• **WORK TO DO**: Exclude images, then output the remaining data verbatim.

• **RECORDED INFORMATION**:
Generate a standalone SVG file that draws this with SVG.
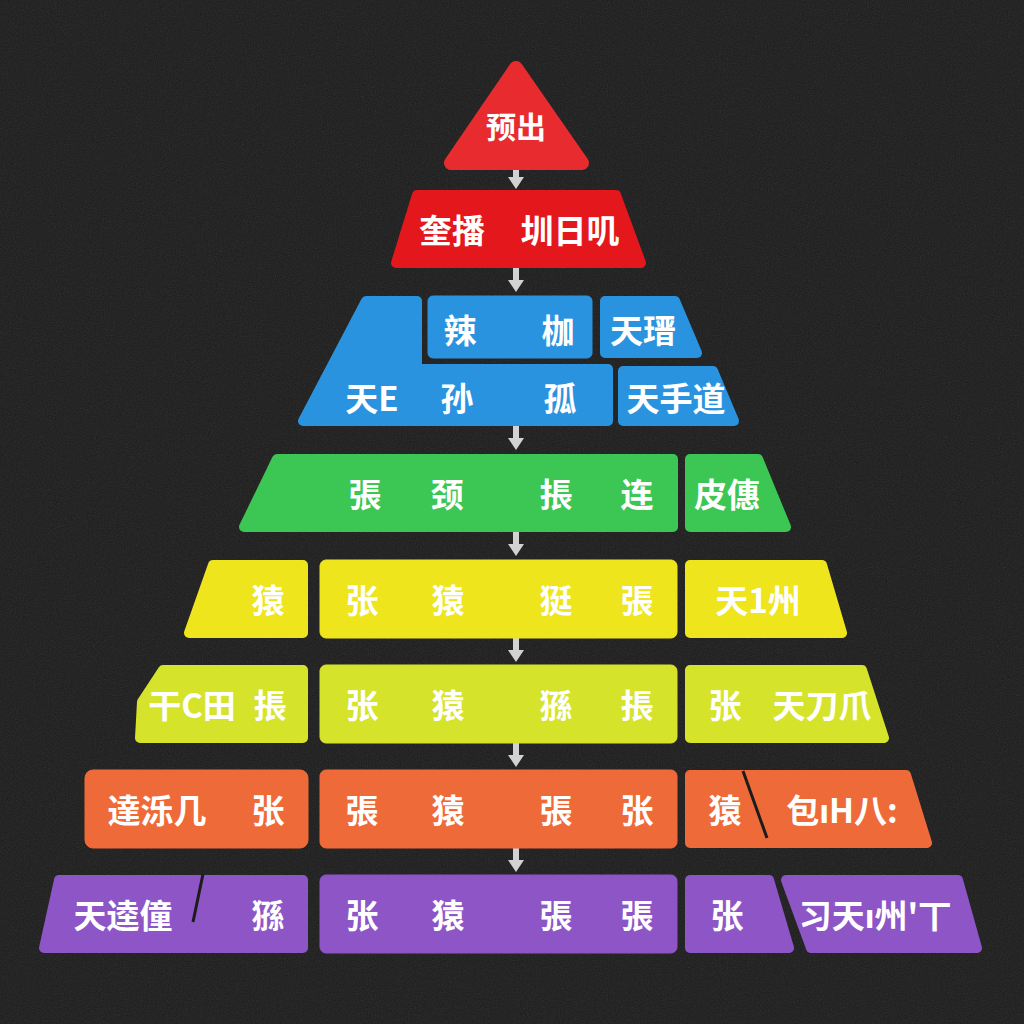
<svg xmlns="http://www.w3.org/2000/svg" width="1024" height="1024" viewBox="0 0 1024 1024">
<defs>
<filter id="noise" x="0" y="0" width="100%" height="100%">
<feTurbulence type="fractalNoise" baseFrequency="0.85" numOctaves="2" stitchTiles="stitch"/>
<feColorMatrix type="saturate" values="0"/>
</filter>
<marker id="ah" viewBox="0 0 12 16" refX="2" refY="8" markerWidth="12" markerHeight="16" markerUnits="userSpaceOnUse" orient="auto">
<path d="M0,0 L12,8 L0,16 Z" fill="#d2d2d2"/>
</marker>
<style>
.t{font-family:"Noto Sans CJK SC","Noto Sans",sans-serif;font-weight:700;fill:#ffffff;font-size:33px;text-anchor:middle;dominant-baseline:central}
.r{stroke-linejoin:round;stroke-width:10}
.red{fill:#e3171c;stroke:#e3171c}
.blue{fill:#2a93df;stroke:#2a93df}
.green{fill:#3cc653;stroke:#3cc653}
.yel{fill:#eee51c;stroke:#eee51c}
.lime{fill:#d6e32b;stroke:#d6e32b}
.org{fill:#ef6a39;stroke:#ef6a39}
.pur{fill:#8e55c7;stroke:#8e55c7}
.slit{stroke:#1c1c1c;stroke-width:3;fill:none}
.c{stroke:#d2d2d2;stroke-width:6;fill:none}
</style>
</defs>
<rect width="1024" height="1024" fill="#1b1b1b"/>
<rect width="1024" height="1024" filter="url(#noise)" opacity="0.13"/>

<g id="connectors">
<path class="c" d="M516,168 V179" marker-end="url(#ah)"/>
<path class="c" d="M516,268 V282" marker-end="url(#ah)"/>
<path class="c" d="M516,426 V440" marker-end="url(#ah)"/>
<path class="c" d="M516,532 V546" marker-end="url(#ah)"/>
<path class="c" d="M516,638 V652" marker-end="url(#ah)"/>
<path class="c" d="M516,743 V757" marker-end="url(#ah)"/>
<path class="c" d="M516,848 V862" marker-end="url(#ah)"/>
</g>

<g id="top">
<polygon class="red r" style="fill:#e82b2e;stroke:#e82b2e;stroke-width:14" points="516,68 451,163 582,163"/>
<text class="t" x="516" y="125" style="font-size:30px">预出</text>
</g>

<g id="row2">
<polygon class="red r" points="417,195 616,195 641,263 396,263"/>
<text class="t" x="452" y="229">奎播</text>
<text class="t" x="570" y="229">圳日叽</text>
</g>

<g id="row3">
<polygon class="blue r" points="366,301 417,301 417,369 608,369 608,421 303,421"/>
<rect class="blue" x="428" y="296" width="164" height="62" rx="5"/>
<polygon class="blue r" points="605,301 675,301 697,353 605,353"/>
<polygon class="blue r" points="623,371 713,371 734,421 623,421"/>
<text class="t" x="460" y="329">辣</text>
<text class="t" x="558" y="329">枷</text>
<text class="t" x="643" y="329">天瑨</text>
<text class="t" x="372" y="397">天E</text>
<text class="t" x="457" y="397">孙</text>
<text class="t" x="560" y="397">孤</text>
<text class="t" x="676" y="397">天手道</text>
</g>

<g id="row4">
<polygon class="green r" points="277,459 673,459 673,527 244,527"/>
<polygon class="green r" points="690,459 758,459 786,527 690,527"/>
<text class="t" x="365" y="493">張</text>
<text class="t" x="447" y="493">颈</text>
<text class="t" x="556" y="493">掁</text>
<text class="t" x="637" y="493">连</text>
<text class="t" x="727" y="493">皮僡</text>
</g>

<g id="row5">
<polygon class="yel r" points="213,565 303,565 303,633 189,633"/>
<rect class="yel" x="320" y="560" width="357" height="78" rx="6"/>
<polygon class="yel r" points="690,565 822,565 842,633 690,633"/>
<text class="t" x="268" y="599">猿</text>
<text class="t" x="362" y="599">张</text>
<text class="t" x="448" y="599">猿</text>
<text class="t" x="556" y="599">㹶</text>
<text class="t" x="637" y="599">張</text>
<text class="t" x="758" y="599">天1州</text>
</g>

<g id="row6">
<polygon class="lime r" points="163,670 303,670 303,738 140,738 142,702"/>
<rect class="lime" x="320" y="665" width="357" height="78" rx="6"/>
<polygon class="lime r" points="690,670 862,670 884,738 690,738"/>
<text class="t" x="192" y="704">干C田</text>
<text class="t" x="270" y="704">掁</text>
<text class="t" x="362" y="704">张</text>
<text class="t" x="448" y="704">猿</text>
<text class="t" x="556" y="704">猻</text>
<text class="t" x="637" y="704">掁</text>
<text class="t" x="725" y="704">张</text>
<text class="t" x="822" y="704">天刀爪</text>
</g>

<g id="row7">
<rect class="org" x="85" y="770" width="223" height="78" rx="8"/>
<rect class="org" x="320" y="770" width="357" height="78" rx="6"/>
<polygon class="org r" points="690,775 906,775 927,843 690,843"/>
<path class="slit" d="M743,771 L767,838"/>
<text class="t" x="157" y="809">達泺几</text>
<text class="t" x="268" y="809">张</text>
<text class="t" x="362" y="809">張</text>
<text class="t" x="448" y="809">猿</text>
<text class="t" x="556" y="809">張</text>
<text class="t" x="637" y="809">张</text>
<text class="t" x="725" y="809">猿</text>
<text class="t" x="842" y="809">包ıH八:</text>
</g>

<g id="row8">
<polygon class="pur r" points="59,880 303,880 303,948 44,948"/>
<path class="slit" d="M203,874 L193,922"/>
<rect class="pur" x="320" y="875" width="357" height="78" rx="6"/>
<polygon class="pur r" points="690,880 769,880 789,948 690,948"/>
<polygon class="pur r" points="786,880 958,880 977,948 811,948"/>
<text class="t" x="123" y="914">天逵僮</text>
<text class="t" x="268" y="914">猻</text>
<text class="t" x="362" y="914">张</text>
<text class="t" x="448" y="914">猿</text>
<text class="t" x="556" y="914">張</text>
<text class="t" x="637" y="914">張</text>
<text class="t" x="727" y="914">张</text>
<text class="t" x="875" y="914">习天ı州'丅</text>
</g>
</svg>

• **RESPONSE**:
Generate a standalone SVG file that draws this with SVG.
<svg xmlns="http://www.w3.org/2000/svg" width="1024" height="1024" viewBox="0 0 1024 1024">
<defs>
<filter id="noise" x="0" y="0" width="100%" height="100%">
<feTurbulence type="fractalNoise" baseFrequency="0.85" numOctaves="2" stitchTiles="stitch"/>
<feColorMatrix type="saturate" values="0"/>
</filter>
<marker id="ah" viewBox="0 0 12 16" refX="2" refY="8" markerWidth="12" markerHeight="16" markerUnits="userSpaceOnUse" orient="auto">
<path d="M0,0 L12,8 L0,16 Z" fill="#d2d2d2"/>
</marker>
<style>
.t{font-family:"Noto Sans CJK SC","Noto Sans",sans-serif;font-weight:700;fill:#ffffff;font-size:33px;text-anchor:middle;dominant-baseline:central}
.r{stroke-linejoin:round;stroke-width:10}
.red{fill:#e3171c;stroke:#e3171c}
.blue{fill:#2a93df;stroke:#2a93df}
.green{fill:#3cc653;stroke:#3cc653}
.yel{fill:#eee51c;stroke:#eee51c}
.lime{fill:#d6e32b;stroke:#d6e32b}
.org{fill:#ef6a39;stroke:#ef6a39}
.pur{fill:#8e55c7;stroke:#8e55c7}
.slit{stroke:#1c1c1c;stroke-width:3;fill:none}
.c{stroke:#d2d2d2;stroke-width:6;fill:none}
</style>
</defs>
<rect width="1024" height="1024" fill="#1b1b1b"/>
<rect width="1024" height="1024" filter="url(#noise)" opacity="0.13"/>

<g id="connectors">
<path class="c" d="M516,168 V179" marker-end="url(#ah)"/>
<path class="c" d="M516,268 V282" marker-end="url(#ah)"/>
<path class="c" d="M516,426 V440" marker-end="url(#ah)"/>
<path class="c" d="M516,532 V546" marker-end="url(#ah)"/>
<path class="c" d="M516,638 V652" marker-end="url(#ah)"/>
<path class="c" d="M516,743 V757" marker-end="url(#ah)"/>
<path class="c" d="M516,848 V862" marker-end="url(#ah)"/>
</g>

<g id="top">
<polygon class="red r" style="fill:#e82b2e;stroke:#e82b2e;stroke-width:14" points="516,68 451,163 582,163"/>
<text class="t" x="516" y="125" style="font-size:30px">预出</text>
</g>

<g id="row2">
<polygon class="red r" points="417,195 616,195 641,263 396,263"/>
<text class="t" x="452" y="229">奎播</text>
<text class="t" x="570" y="229">圳日叽</text>
</g>

<g id="row3">
<polygon class="blue r" points="366,301 417,301 417,369 608,369 608,421 303,421"/>
<rect class="blue" x="428" y="296" width="164" height="62" rx="5"/>
<polygon class="blue r" points="605,301 675,301 697,353 605,353"/>
<polygon class="blue r" points="623,371 713,371 734,421 623,421"/>
<text class="t" x="460" y="329">辣</text>
<text class="t" x="558" y="329">枷</text>
<text class="t" x="643" y="329">天瑨</text>
<text class="t" x="372" y="397">天E</text>
<text class="t" x="457" y="397">孙</text>
<text class="t" x="560" y="397">孤</text>
<text class="t" x="676" y="397">天手道</text>
</g>

<g id="row4">
<polygon class="green r" points="277,459 673,459 673,527 244,527"/>
<polygon class="green r" points="690,459 758,459 786,527 690,527"/>
<text class="t" x="365" y="493">張</text>
<text class="t" x="447" y="493">颈</text>
<text class="t" x="556" y="493">掁</text>
<text class="t" x="637" y="493">连</text>
<text class="t" x="727" y="493">皮僡</text>
</g>

<g id="row5">
<polygon class="yel r" points="213,565 303,565 303,633 189,633"/>
<rect class="yel" x="320" y="560" width="357" height="78" rx="6"/>
<polygon class="yel r" points="690,565 822,565 842,633 690,633"/>
<text class="t" x="268" y="599">猿</text>
<text class="t" x="362" y="599">张</text>
<text class="t" x="448" y="599">猿</text>
<text class="t" x="556" y="599">㹶</text>
<text class="t" x="637" y="599">張</text>
<text class="t" x="758" y="599">天1州</text>
</g>

<g id="row6">
<polygon class="lime r" points="163,670 303,670 303,738 140,738 142,702"/>
<rect class="lime" x="320" y="665" width="357" height="78" rx="6"/>
<polygon class="lime r" points="690,670 862,670 884,738 690,738"/>
<text class="t" x="192" y="704">干C田</text>
<text class="t" x="270" y="704">掁</text>
<text class="t" x="362" y="704">张</text>
<text class="t" x="448" y="704">猿</text>
<text class="t" x="556" y="704">猻</text>
<text class="t" x="637" y="704">掁</text>
<text class="t" x="725" y="704">张</text>
<text class="t" x="822" y="704">天刀爪</text>
</g>

<g id="row7">
<rect class="org" x="85" y="770" width="223" height="78" rx="8"/>
<rect class="org" x="320" y="770" width="357" height="78" rx="6"/>
<polygon class="org r" points="690,775 906,775 927,843 690,843"/>
<path class="slit" d="M743,771 L767,838"/>
<text class="t" x="157" y="809">達泺几</text>
<text class="t" x="268" y="809">张</text>
<text class="t" x="362" y="809">張</text>
<text class="t" x="448" y="809">猿</text>
<text class="t" x="556" y="809">張</text>
<text class="t" x="637" y="809">张</text>
<text class="t" x="725" y="809">猿</text>
<text class="t" x="842" y="809">包ıH八:</text>
</g>

<g id="row8">
<polygon class="pur r" points="59,880 303,880 303,948 44,948"/>
<path class="slit" d="M203,874 L193,922"/>
<rect class="pur" x="320" y="875" width="357" height="78" rx="6"/>
<polygon class="pur r" points="690,880 769,880 789,948 690,948"/>
<polygon class="pur r" points="786,880 958,880 977,948 811,948"/>
<text class="t" x="123" y="914">天逵僮</text>
<text class="t" x="268" y="914">猻</text>
<text class="t" x="362" y="914">张</text>
<text class="t" x="448" y="914">猿</text>
<text class="t" x="556" y="914">張</text>
<text class="t" x="637" y="914">張</text>
<text class="t" x="727" y="914">张</text>
<text class="t" x="875" y="914">习天ı州'丅</text>
</g>
</svg>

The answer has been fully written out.